A Guide for the Aamateur Meteorologist
Author: Roger Brugge
Publisher: The Crowood Press
This fascinating and well-illustrated book, which is packed with valuable information and advice, provides a complete guide to observing, recording and understanding the weather and to setting up an amateur weather station. As the author explains, the advent of relatively modern electronic weather sensors means that weather observing is now within the reach of almost everybody. Moreover, thanks to computer software and the internet, it is easier than ever before to record and share with others your weather data and observations. The book considers why it is useful and interesting to set up a weather station and observe the weather, and outlines many different types of weather. It explains how to get started and describes the instruments that are available to the amateur meteorologist. It further demonstrates how good observations can be made using some simple instruments, or, in some instances, no instruments at all.
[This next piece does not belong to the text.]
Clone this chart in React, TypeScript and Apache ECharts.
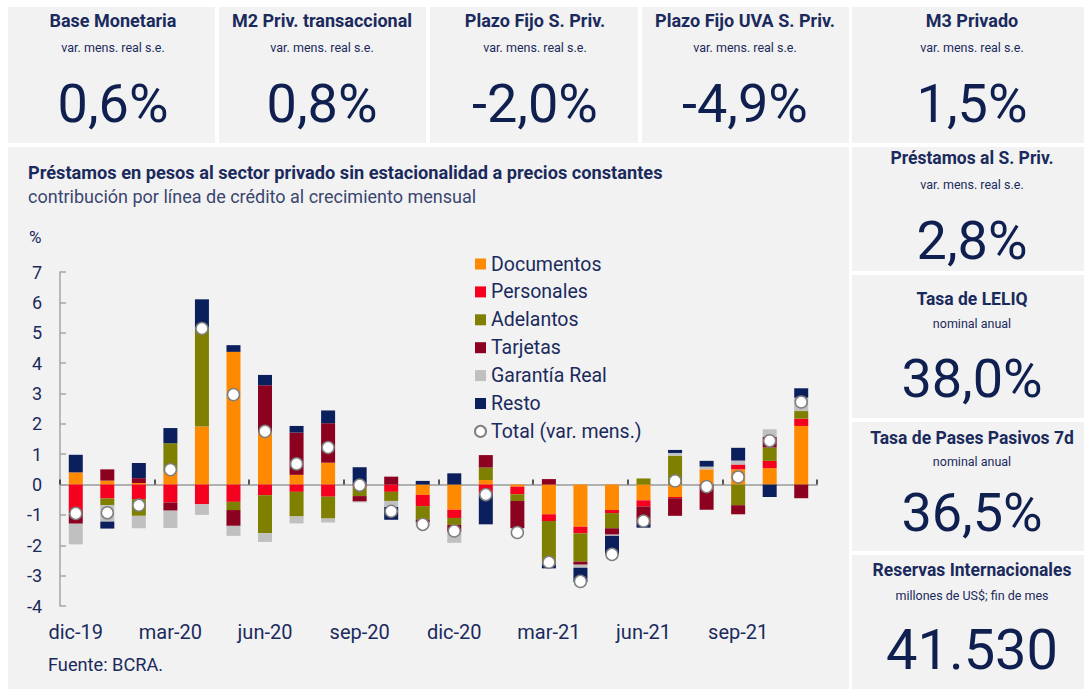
import React, { useEffect, useRef } from "react";
import * as echarts from "echarts";

const months = [
  "dic-19", "ene-20", "feb-20", "mar-20", "abr-20", "may-20", "jun-20", "jul-20",
  "ago-20", "sep-20", "oct-20", "nov-20", "dic-20", "ene-21", "feb-21", "mar-21",
  "abr-21", "may-21", "jun-21", "jul-21", "ago-21", "sep-21", "oct-21", "nov-21",
];

const documentos = [0.40, 0.13, 0.05, 0.42, 1.91, 4.37, 1.73, 0.32, 0.72, 0, 0, -0.34, -0.83, 0.15, -0.07, -0.98, -1.39, -0.84, -0.52, -0.41, 0.50, 0.50, 0.54, 1.93];
const personales = [-0.87, -0.46, -0.48, -0.59, -0.65, -0.57, -0.35, -0.24, -0.40, -0.08, -0.24, -0.37, -0.27, -0.29, -0.25, -0.22, -0.22, -0.10, -0.20, -0.04, 0, 0.16, 0.24, 0.24];
const adelantos = [0, -0.22, -0.55, 0.94, 3.26, -0.27, -1.25, -0.81, -0.72, -0.30, -0.30, -0.44, -0.23, 0.41, -0.22, -1.43, -0.93, -0.50, 0.20, 0.95, 0, -0.68, 0.44, 0.25];
const tarjetas = [-0.42, 0.37, 0.16, -0.27, 0, -0.52, 1.54, 1.39, 1.30, -0.18, 0.26, -0.10, -0.24, 0.41, -0.90, 0.18, -0.10, -0.21, -0.57, -0.58, -0.83, -0.30, 0.35, -0.45];
const garantiaReal = [-0.68, -0.54, -0.41, -0.57, -0.35, -0.33, -0.29, -0.23, -0.13, -0.03, -0.20, -0.12, -0.35, 0, 0, 0, -0.10, -0.04, 0, 0.09, 0.09, 0.13, 0.25, 0.44];
const resto = [0.58, -0.23, 0.50, 0.50, 0.93, 0.22, 0.34, 0.22, 0.42, 0.57, -0.42, 0.12, 0.37, -1.02, 0, -0.13, -0.47, -0.61, -0.13, 0.10, 0.19, 0.42, -0.41, 0.31];
const total = [-0.95, -0.93, -0.68, 0.49, 5.14, 2.96, 1.75, 0.68, 1.22, -0.02, -0.88, -1.31, -1.53, -0.33, -1.58, -2.56, -3.19, -2.30, -1.20, 0.12, -0.07, 0.25, 1.44, 2.72];

const seriesNames = ["Documentos", "Personales", "Adelantos", "Tarjetas", "Garantía Real", "Resto"];
const seriesColors = ["#ff8a00", "#f5001e", "#7f7f00", "#8c0020", "#c0c0c0", "#0b1f5c"];
const totalName = "Total (var. mens.)";

const topCards = [
  { title: "Base Monetaria", sub: "var. mens. real s.e.", value: "0,6%" },
  { title: "M2 Priv. transaccional", sub: "var. mens. real s.e.", value: "0,8%" },
  { title: "Plazo Fijo S. Priv.", sub: "var. mens. real s.e.", value: "-2,0%" },
  { title: "Plazo Fijo UVA S. Priv.", sub: "var. mens. real s.e.", value: "-4,9%" },
  { title: "M3 Privado", sub: "var. mens. real s.e.", value: "1,5%" },
];
const sideCards = [
  { title: "Préstamos al S. Priv.", sub: "var. mens. real s.e.", value: "2,8%" },
  { title: "Tasa de LELIQ", sub: "nominal anual", value: "38,0%" },
  { title: "Tasa de Pases Pasivos 7d", sub: "nominal anual", value: "36,5%" },
  { title: "Reservas Internacionales", sub: "millones de US$; fin de mes", value: "41.530" },
];

const NAVY = "#1b2a5c";
const DARK = "#0f1f4f";
const PANEL = "#f2f2f2";
const FONT = "Roboto";

function txt(text: string, x: number, y: number, size: number, weight: string, color: string, align = "center") {
  return {
    type: "text",
    x,
    y,
    z: 20,
    style: {
      text,
      fill: color,
      fontSize: size,
      fontWeight: weight,
      fontFamily: FONT,
      align,
      verticalAlign: "middle",
      textAlign: align,
      textVerticalAlign: "middle",
    },
  };
}

function rect(x: number, y: number, w: number, h: number) {
  return { type: "rect", shape: { x, y, width: w, height: h }, style: { fill: PANEL }, z: -10, silent: true };
}

export default function App() {
  const ref = useRef<HTMLDivElement>(null);
  useEffect(() => {
    if (!ref.current) return;
    const chart = echarts.init(ref.current, null, { renderer: "svg" });

    const topX = [[8, 207], [219, 207], [430, 208], [642, 207], [852, 232]];
    const topCx = [113, 322, 535, 745, 972];
    const sideY = [[147, 124], [275, 143], [422, 129], [555, 134]];
    const sideTy = [[158, 184, 240], [299, 323, 378], [438, 461, 512], [570, 595, 650]];

    const graphics: any[] = [];
    topX.forEach(([x, w]) => graphics.push(rect(x, 7, w, 136)));
    graphics.push(rect(8, 147, 841, 542));
    sideY.forEach(([y, h]) => graphics.push(rect(852, y, 232, h)));
    topCards.forEach((c, i) => {
      graphics.push(txt(c.title, topCx[i], 20, 18, "bold", NAVY));
      graphics.push(txt(c.sub, topCx[i], 47, 12.5, "normal", NAVY));
      graphics.push(txt(c.value, topCx[i], 103, 54, "normal", DARK));
    });
    sideCards.forEach((c, i) => {
      const [ty, sy, vy] = sideTy[i];
      graphics.push(txt(c.title, 972, ty, 17.5, "bold", NAVY));
      graphics.push(txt(c.sub, 972, sy, 12.5, "normal", NAVY));
      graphics.push(txt(c.value, 972, vy, i === 3 ? 56 : 54, "normal", DARK));
    });
    graphics.push(txt("Préstamos en pesos al sector privado sin estacionalidad a precios constantes", 28, 172, 18.2, "bold", NAVY, "left"));
    graphics.push(txt("contribución por línea de crédito al crecimiento mensual", 28, 196, 18, "normal", "#3a4670", "left"));
    graphics.push(txt("%", 29, 237, 17, "normal", NAVY, "left"));
    graphics.push(txt("Fuente: BCRA.", 48, 664, 18.2, "normal", NAVY, "left"));

    const dataSets = [documentos, personales, adelantos, tarjetas, garantiaReal, resto];
    const barSeries = seriesNames.map((name, i) => ({
      name,
      type: "bar",
      stack: "contrib",
      barWidth: 14,
      xAxisIndex: 0,
      data: dataSets[i],
      itemStyle: { color: seriesColors[i] },
      z: 3,
    }));

    chart.setOption({
      animation: false,
      backgroundColor: "#ffffff",
      textStyle: { fontFamily: FONT },
      graphic: { elements: graphics },
      grid: { left: 60, right: 267, top: 272, bottom: 83, containLabel: false },
      legend: {
        orient: "vertical",
        left: 469,
        top: 249,
        itemWidth: 11,
        itemHeight: 11,
        itemGap: 7.9,
        data: [...seriesNames.map((n) => ({ name: n, icon: "rect" })), { name: totalName, icon: "circle" }],
        textStyle: { fontSize: 19.5, color: NAVY, fontFamily: FONT, lineHeight: 19 },
      },
      xAxis: [
        {
          type: "category",
          data: months,
          position: "bottom",
          axisLine: { onZero: true, lineStyle: { color: "#9a9a9a", width: 1.5 } },
          axisTick: { show: true, inside: true, length: 5, interval: 2, lineStyle: { color: "#222", width: 1.5 } },
          axisLabel: { show: false },
          splitLine: { show: false },
        },
        {
          type: "category",
          data: months,
          position: "bottom",
          axisLine: { show: false, onZero: false },
          axisTick: { show: false },
          axisLabel: { interval: 2, fontSize: 20, color: NAVY, margin: 16, fontFamily: FONT },
          splitLine: { show: false },
        },
      ],
      yAxis: {
        type: "value",
        min: -4,
        max: 7,
        interval: 1,
        axisLine: { show: true, lineStyle: { color: "#a6a6a6", width: 1.5 } },
        axisTick: { show: true, inside: true, length: 6, lineStyle: { color: "#a6a6a6", width: 1.5 } },
        axisLabel: { fontSize: 18, color: NAVY, margin: 18, fontFamily: FONT },
        splitLine: { show: false },
      },
      series: [
        ...barSeries,
        {
          name: totalName,
          type: "scatter",
          xAxisIndex: 0,
          data: total,
          symbol: "circle",
          symbolSize: 12,
          itemStyle: { color: "#ffffff", borderColor: "#7f7f7f", borderWidth: 1.5, opacity: 1 },
          z: 10,
        },
      ],
    });
    return () => chart.dispose();
  }, []);

  return (
    <div
      ref={ref}
      style={{ position: "absolute", left: 0, top: 0, width: 1084, height: 689 }}
    />
  );
}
It discusses clouds, snow, wind, optical phenomena, thunder dust, ash and hail and examines atmospheric pressure, precipitation, thermometer screens, air temperature and humidy, soil and surface temperatures and evaporation. It covers sunshine and solar radiation, and also local weather and climate and includes a valuable chapter on instrument and computer software suppliers. Essential reading for all those with an interest in observing and understanding the weather, and superbly illustrated with 132 colour photographs and 20 charts & graphs.